My daughter is so awesomely strong! She is fearless and I am so in awe of her and her accomplishments at her young age of 21. But at the same time I see difficulties as a result of her hard-headedness and her negativity. This, in turn, affects those around her making everyone miserable. It comes out in anger. People and things constantly ‘make her angry’ (although we all know that no one makes you angry unless you choose to be angry). She’s been hurt in her life and this is her defense mechanism. And my heart hurts about this because though I may not be the main cause of that pain, I do own that I had a part in it too.
My beautiful 7 year old son – he is a fairly quiet and tender-hearted individual. However, he complains – a lot. He cries often out of frustration for things not going his way – not like tantrums that kids have – but more like sadness. For him, if he doesn’t know how to do something – he cries that he can’t – even if you attempt to show him that he can. He seldom ‘likes’ things – it’s usually ‘I don’t like it’. And it really doesn’t matter what it is – he may like some sort of food today but tomorrow if you give it to him – he finds something wrong.
But wait a minute…..isn’t that what I was talking about earlier when describing what I grew up in? But didn’t I say that I consciously made an effort to be different and not raise my kiddos in the same way? I didn’t think I did….but what happened?
Obviously God is showing me that I don’t have it all together and that I shouldn’t be getting such a big head! He is showing me that I still need to learn to lean on him more – like lean ALL the way on Him. And I have to say folks, this is scary for me – because I don’t know how this happened, but I am beginning to see that I am the common factor here with my kids….so…..it…..must…..come…..from…..me!? Again – ouch!
My devotional for today is from Haggai 1:5 where God tells the people who are dissatisfied and experiencing problems to ‘consider their ways’. And again I see where I need to take a hard, long and honest look at myself. I need to consider my views of the world and what thoughts and words come from me. I influence others – and how I do that is up to me. It can be in a positive light where people can see Christ in me or it can be in a negative manner in which no one would or should follow.
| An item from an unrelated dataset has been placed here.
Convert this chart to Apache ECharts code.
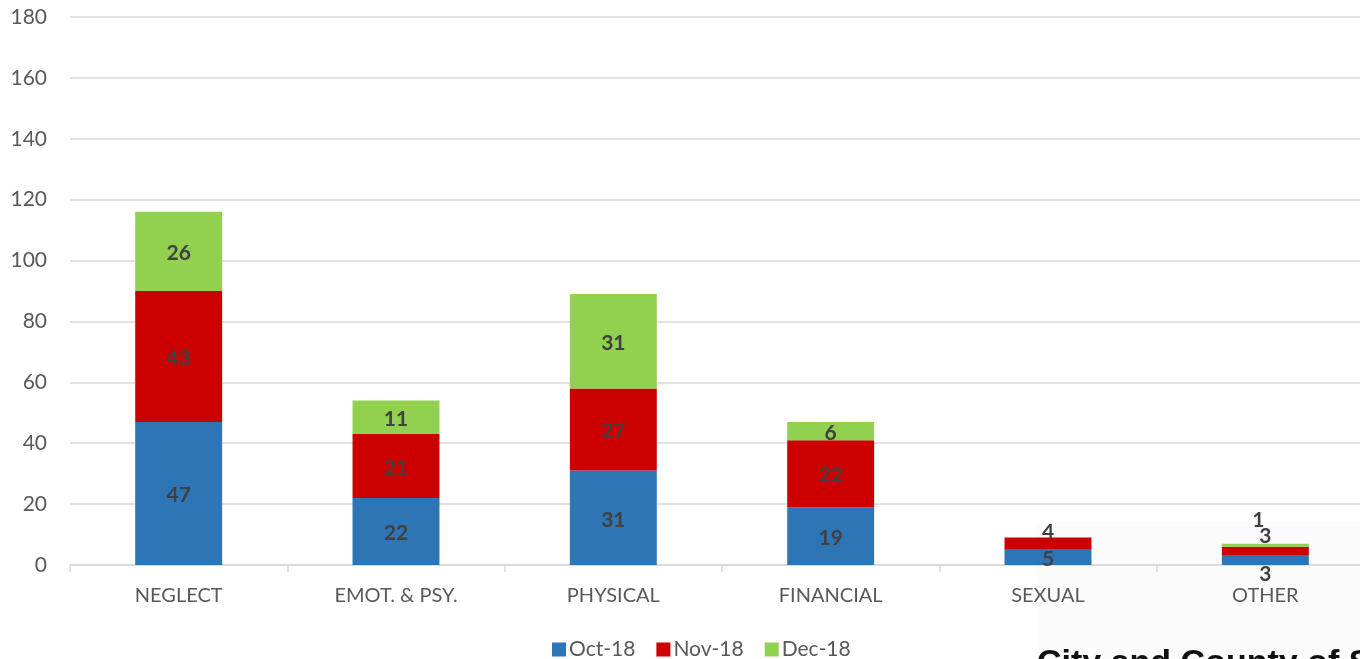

I am praying that God will help me to see more – as painful as it is – and to help me to learn. I pray for a changed heart, a changed mind. And I am also seeking forgiveness for past sins and claiming victory over the generational ‘curses’. I am declaring that they be broken so that they no longer carry on in my family. My family will heal and grow in God’s loving care and we will overcome!
Thank You, Father – for loving us and providing for us. Thank You for Your patience and Your grace – especially when we are slow to learn. Amen.